For Soldatov, the threatened publication of documents confirming rumors or alleged ties between Trump’s cabinet picks and the Russian government could be a useful tool to keep the administration in check. “Remember the story about a former Defense Intelligence Agency chief giving interviews to [Russian state propaganda channel] RT and being paid for that?” Soldatov said, referring to Flynn, who is now Trump’s national security advisor. “It would be bad enough simply to produce documentary evidence confirming things we already knew.”
A former Russian spymaster agrees with that assessment.

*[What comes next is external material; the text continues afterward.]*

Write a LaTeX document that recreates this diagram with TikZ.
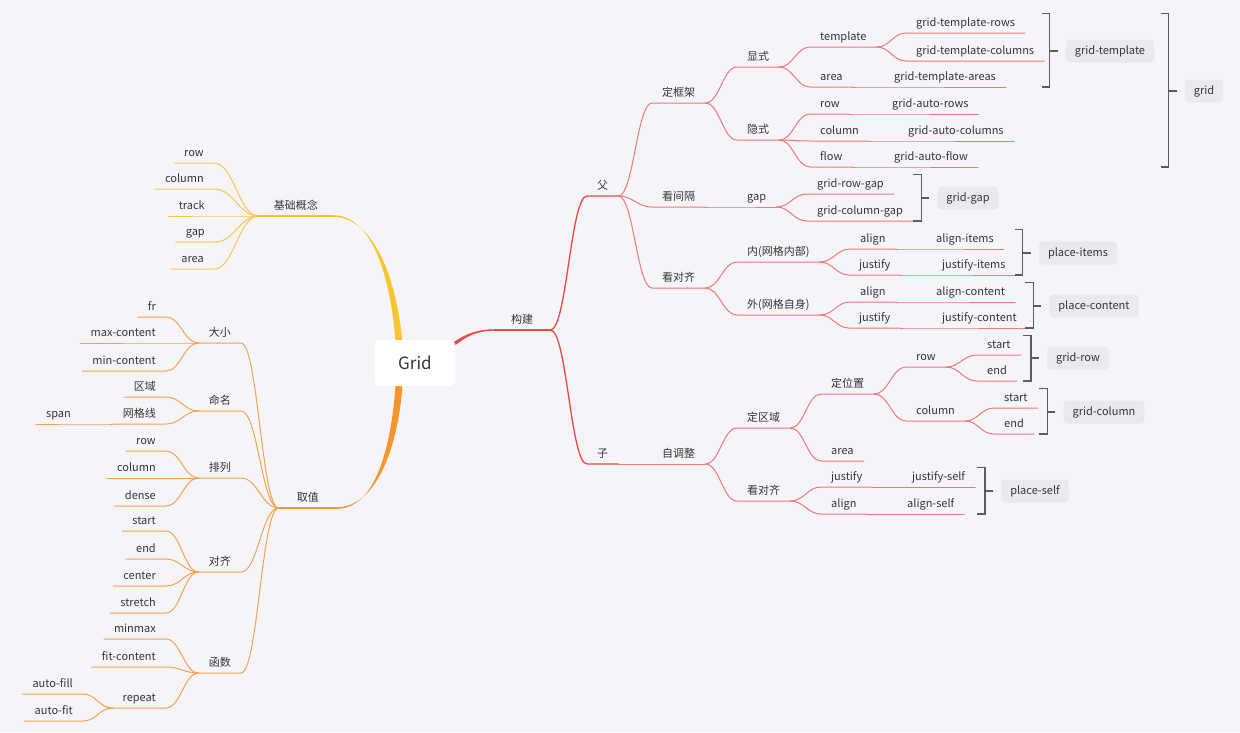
\documentclass[tikz,border=0pt]{standalone}
\usepackage{fontspec}
\setmainfont{Noto Sans CJK SC}
\usetikzlibrary{calc,backgrounds}
\definecolor{bgpaper}{HTML}{F5F5F9}
\definecolor{inkdark}{HTML}{353535}
\definecolor{brkgrey}{HTML}{5C5C5C}
\definecolor{labgrey}{HTML}{EAEAEE}
\definecolor{redmain}{HTML}{E84A3F}
\definecolor{redsub}{HTML}{F07874}
\definecolor{yelmain}{HTML}{F9C52F}
\definecolor{yelsub}{HTML}{F8C64C}
\definecolor{orgmain}{HTML}{F6952B}
\definecolor{orgsub}{HTML}{F5A24E}
\tikzset{
  mm/.style={font=\fontsize{11}{13}\selectfont, text=inkdark, inner xsep=10pt, inner ysep=4pt,
             text height=9pt, text depth=2pt},
  mm r/.style={mm, anchor=south west},
  mm l/.style={mm, anchor=south east},
  mm lab/.style={font=\fontsize{11}{13}\selectfont, text=inkdark, fill=labgrey, rounded corners=4pt,
                 inner xsep=9pt, minimum height=23pt, text height=8pt, text depth=2pt},
  mm link/.style={to path={.. controls ($(\tikztostart)!.45!(\tikztotarget |- \tikztostart)$)
                  and ($(\tikztotarget)!.45!(\tikztostart |- \tikztotarget)$) .. (\tikztotarget)}},
  mm red1/.style={draw=redmain, line width=1.3pt, line cap=round},
  mm red/.style={draw=redsub, line width=1pt, line cap=round},
  mm yel/.style={draw=yelsub, line width=1pt, line cap=round},
  mm org/.style={draw=orgsub, line width=1pt, line cap=round},
  mm brk/.style={draw=brkgrey, line width=1.3pt},
}
\newcommand\mmbrace[3]{%
  \draw[mm brk] ([xshift=-24pt]#1.west |- #2.north) -- ([xshift=-16pt]#1.west |- #2.north)
     -- ([xshift=-16pt]#1.west |- #3.south) -- ([xshift=-24pt]#1.west |- #3.south);
  \draw[mm brk] ([xshift=-16pt]#1.west) -- ([xshift=-8pt]#1.west);}
\begin{document}
\begin{tikzpicture}[x=1pt, y=-1pt]
  \useasboundingbox (0,0) rectangle (1240,732);
  % root
  \node[fill=white, rounded corners=6pt, minimum width=81pt, minimum height=46pt,
        font=\fontsize{17}{20}\selectfont, text=inkdark] (root) at (415,363) {Grid};
  % right: build
  \node[mm r, inner xsep=17pt] (build) at (494,330) {构建};
  \node[mm r] (parent) at (587,196) {父};
  \node[mm r] (child) at (587,464) {子};
  \node[mm r] (frame) at (652,103) {定框架};
  \node[mm r] (spacing) at (652,207) {看间隔};
  \node[mm r] (alignP) at (652,288) {看对齐};
  \node[mm r] (selfadj) at (652,464) {自调整};
  \node[mm r] (explicit) at (737,67) {显式};
  \node[mm r] (implicit) at (737,140) {隐式};
  \node[mm r] (tmpl) at (810,47) {template};
  \node[mm r] (areaT) at (810,87) {area};
  \node[mm r] (rowI) at (810,114) {row};
  \node[mm r] (colI) at (810,141) {column};
  \node[mm r] (flowI) at (810,167) {flow};
  \node[mm r] (gtr) at (906,33) {grid-template-rows};
  \node[mm r] (gtc) at (906,61) {grid-template-columns};
  \node[mm r] (gta) at (884,87) {grid-template-areas};
  \node[mm r] (gar) at (882,114) {grid-auto-rows};
  \node[mm r] (gac) at (898,141) {grid-auto-columns};
  \node[mm r] (gaf) at (884,167) {grid-auto-flow};
  \node[mm r] (gapK) at (737,207) {gap};
  \node[mm r] (grg) at (807,194) {grid-row-gap};
  \node[mm r] (gcg) at (807,221) {grid-column-gap};
  \node[mm r] (innerP) at (737,262) {内(网格内部)};
  \node[mm r] (outerP) at (737,315) {外(网格自身)};
  \node[mm r] (alIn) at (850,249) {align};
  \node[mm r] (juIn) at (849,275) {justify};
  \node[mm r] (alOut) at (850,302) {align};
  \node[mm r] (juOut) at (849,328) {justify};
  \node[mm r] (ai) at (926,249) {align-items};
  \node[mm r] (ji) at (932,275) {justify-items};
  \node[mm r] (ac) at (926,302) {align-content};
  \node[mm r] (jc) at (932,328) {justify-content};
  \node[mm r] (region) at (737,428) {定区域};
  \node[mm r] (alignC) at (737,501) {看对齐};
  \node[mm r] (placeC) at (821,394) {定位置};
  \node[mm r] (areaC) at (821,461) {area};
  \node[mm r] (rowC) at (906,367) {row};
  \node[mm r] (colC) at (906,421) {column};
  \node[mm r] (rStart) at (977,355) {start};
  \node[mm r] (rEnd) at (977,381) {end};
  \node[mm r] (cStart) at (994,408) {start};
  \node[mm r] (cEnd) at (994,434) {end};
  \node[mm r] (juC) at (821,487) {justify};
  \node[mm r] (alC) at (821,514) {align};
  \node[mm r] (juS) at (902,487) {justify-self};
  \node[mm r] (alS) at (897,514) {align-self};
  % property labels with brackets
  \node[mm lab] (lbTmpl) at (1110,51) {grid-template};
  \node[mm lab] (lbGrid) at (1204,91) {grid};
  \node[mm lab] (lbGap) at (968,198) {grid-gap};
  \node[mm lab] (lbItems) at (1078,253) {place-items};
  \node[mm lab] (lbContent) at (1094,306) {place-content};
  \node[mm lab] (lbRow) at (1078,358) {grid-row};
  \node[mm lab] (lbCol) at (1104,412) {grid-column};
  \node[mm lab] (lbSelf) at (1035,491) {place-self};
  \mmbrace{lbTmpl}{gtr}{gta}
  \mmbrace{lbGrid}{gtr}{gaf}
  \mmbrace{lbGap}{grg}{gcg}
  \mmbrace{lbItems}{ai}{ji}
  \mmbrace{lbContent}{ac}{jc}
  \mmbrace{lbRow}{rStart}{rEnd}
  \mmbrace{lbCol}{cStart}{cEnd}
  \mmbrace{lbSelf}{juS}{alS}
  % left: basics
  \node[mm l, inner xsep=15pt] (basics) at (333,216) {基础概念};
  \node[mm l] (bRow) at (214,163) {row};
  \node[mm l] (bCol) at (214,189) {column};
  \node[mm l] (bTrack) at (215,216) {track};
  \node[mm l] (bGap) at (215,242) {gap};
  \node[mm l] (bArea) at (214,269) {area};
  % left: values
  \node[mm l, inner xsep=18pt] (values) at (337,508) {取值};
  \node[mm l] (vSize) at (241,343) {大小};
  \node[mm l] (vName) at (241,411) {命名};
  \node[mm l] (vFlow) at (241,478) {排列};
  \node[mm l] (vAlign) at (241,572) {对齐};
  \node[mm l] (vFunc) at (241,673) {函数};
  \node[mm l] (fr) at (166,317) {fr};
  \node[mm l] (maxC) at (166,343) {max-content};
  \node[mm l] (minC) at (166,371) {min-content};
  \node[mm l] (nArea) at (166,397) {区域};
  \node[mm l] (nLine) at (166,424) {网格线};
  \node[mm l] (span) at (81,424) {span};
  \node[mm l] (fRow) at (166,451) {row};
  \node[mm l] (fCol) at (166,478) {column};
  \node[mm l] (fDense) at (166,506) {dense};
  \node[mm l] (aStart) at (166,531) {start};
  \node[mm l] (aEnd) at (166,559) {end};
  \node[mm l] (aCenter) at (166,586) {center};
  \node[mm l] (aStretch) at (166,613) {stretch};
  \node[mm l] (fnMin) at (166,639) {minmax};
  \node[mm l] (fnFit) at (166,667) {fit-content};
  \node[mm l] (fnRep) at (166,708) {repeat};
  \node[mm l] (rFill) at (83,694) {auto-fill};
  \node[mm l] (rFit) at (83,721) {auto-fit};
  \begin{scope}[on background layer]
    \fill[bgpaper] (0,0) rectangle (1240,732);
    % tapered main branches
    \fill[redmain] ([shift={(3,4)}]root.center) .. controls +(31,-19) and +(-33,0) .. ([yshift=0.7pt]build.south west)
       -- ([yshift=-0.7pt]build.south west) .. controls +(-33,0) and +(30,-21) .. ([shift={(7,10)}]root.center) -- cycle;
    \fill[yelmain] ([yshift=0.8pt]basics.south east) .. controls +(40,0) and +(-4,-70) .. ([shift={(-19,-13)}]root.center)
       -- ([shift={(-12,-13)}]root.center) .. controls +(-5,-72) and +(40,0) .. ([yshift=-0.8pt]basics.south east) -- cycle;
    \fill[orgmain] ([yshift=-0.8pt]values.south east) .. controls +(38,0) and +(-4,70) .. ([shift={(-19,15)}]root.center)
       -- ([shift={(-12,15)}]root.center) .. controls +(-4,72) and +(38,0) .. ([yshift=0.8pt]values.south east) -- cycle;
    \draw[mm red1] (build.south west) -- (build.south east);
    \draw[draw=yelmain, line width=1.5pt] (basics.south east) -- (basics.south west);
    \draw[draw=orgmain, line width=1.5pt] (values.south east) -- (values.south west);
    % right branches
    \foreach \a/\b in {build/parent, build/child}
      \draw[mm red1] (\a.south east) to[mm link] (\b.south west) -- (\b.south east);
    \foreach \a/\b in {parent/frame, parent/spacing, parent/alignP, child/selfadj,
                       frame/explicit, frame/implicit, explicit/tmpl, explicit/areaT,
                       tmpl/gtr, tmpl/gtc, areaT/gta, implicit/rowI, implicit/colI, implicit/flowI,
                       rowI/gar, colI/gac, flowI/gaf, spacing/gapK, gapK/grg, gapK/gcg,
                       alignP/innerP, alignP/outerP, innerP/alIn, innerP/juIn, alIn/ai, juIn/ji,
                       outerP/alOut, outerP/juOut, alOut/ac, juOut/jc,
                       selfadj/region, selfadj/alignC, region/placeC, region/areaC,
                       placeC/rowC, placeC/colC, rowC/rStart, rowC/rEnd, colC/cStart, colC/cEnd,
                       alignC/juC, alignC/alC, juC/juS, alC/alS}
      \draw[mm red] (\a.south east) to[mm link] (\b.south west) -- (\b.south east);
    % left branches
    \foreach \b in {bRow, bCol, bTrack, bGap, bArea}
      \draw[mm yel] (basics.south west) to[mm link] (\b.south east) -- (\b.south west);
    \foreach \a/\b in {values/vSize, values/vName, values/vFlow, values/vAlign, values/vFunc,
                       vSize/fr, vSize/maxC, vSize/minC, vName/nArea, vName/nLine, nLine/span,
                       vFlow/fRow, vFlow/fCol, vFlow/fDense,
                       vAlign/aStart, vAlign/aEnd, vAlign/aCenter, vAlign/aStretch,
                       vFunc/fnMin, vFunc/fnFit, vFunc/fnRep, fnRep/rFill, fnRep/rFit}
      \draw[mm org] (\a.south west) to[mm link] (\b.south east) -- (\b.south west);
  \end{scope}
\end{tikzpicture}
\end{document}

Oleg Kalugin was a KGB general in charge of operations in the United States; he also ran the First Chief Directorate’s K Branch, or arm of counterintelligence, which got up to the very sort of dirty tricks, or “active measures,” that state hacking of a political party amounts to. “In the old days, in my time, we relied on human efforts: penetration, handling, manipulating people from the inside,” Kalugin told The Daily Beast, noting that he wasn’t personally convinced the DNC and RNC hacks were done by the Russian government and not by “individual actors.”